Wednesday, June 25, 2008

Hyper-V - Great for Developers

I've been using Microsofts Hyper-V software for the last month and I gotta say I'm impressed.

At work, we've setup box with 1 Terrabyte of Hard Drive Space (Raid 10), 16GB of RAM and two Quad Core Xeons running Windows Server 2008 x64 and Hypervisor. This is being used for our Test and User Acceptance platform - allow us to create our environments very rapidly (with some help from Sys Prep) and performance is amazing considering we are running 10 VPC's, some even running Biztalk + SQL server instances inside the virtuals as well. I have not yet seen even a hint of any drop in performance and still plenty of room for expansion with this hardware.

The difference between Hyper-V and other Microsoft Virtual technolgies is that the Windows 2008 OS actually allows Hyper-V to sit a hell of a lot closer to the metal (i.e. less layers between the Virtual and the Physical hardware) while still doing a great job of distributing the load of the VPC's accross the machine. It totally rocks compared to Virtual PC Server - it isn't even close to Hyper-V on performance.

It has definately development lives much easier, being able to spin up a new Syspreped OS, drop it on, hook it up to the network and then install whatever we need. The other thing we've been able to do is to port physical machines to virtual (this comes as an easy step by step wizard) - although I have come across some issues and couldn't get some machines to move accross so easily, but this has let us move our current enviroments on seperate physical machines quickly into the virtual fold. I was further impressed in most cases that you can port a machine from physical to virtual while the physical machine your porting is still online.

Just some things to note if you are interested when using the release candidate...

1. It only runs on Windows Server x64 OS, no other OS is supported.

2. It's currently only at a Release Candidate.

3. Although Windows 2008 Server x64 contains the Integration Services components that are required for it be a guest, these are only compatible with Beta 2 of Hyper-V - When using the release candidate you will need to install a patch in the guest OS to allow these drivers to install correctly (See

4. When migrating from a previous Virtual PC VHD to Hyper-V, it may not detect the VMBUS and other things correctly, leaving you without some of the comforts of the Integration Services compents. In order to fix this, use Start-->Run MSCONFIG-->Boot Tab-->Advanced Options and Click Detect HAL and reboot.

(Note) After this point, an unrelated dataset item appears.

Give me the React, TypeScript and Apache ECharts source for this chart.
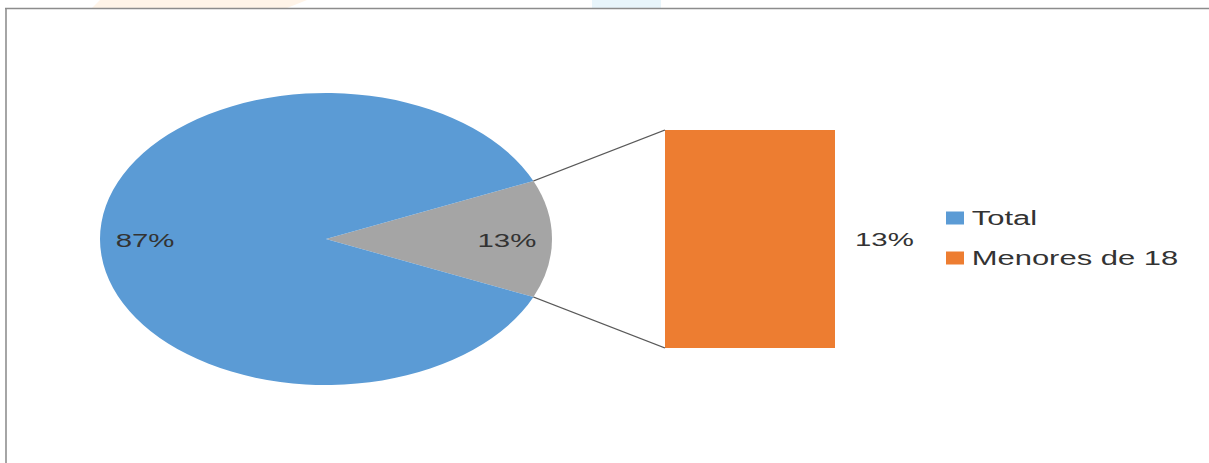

5. Also when migrating a previous Virtual PC VHD to Hyper-V, if you can't initally get any network access in the Hyper-V admin tool, set the Virtual PC up so it's using a Legacy network driver - this should fix it.

6. If you are stuck wondering why you can't log into the Hyper-V Adminstration tool, you'll need to get the user that original installed Hyper-V on the machine to log into it first and add you as an Administrator before you can use it yourself.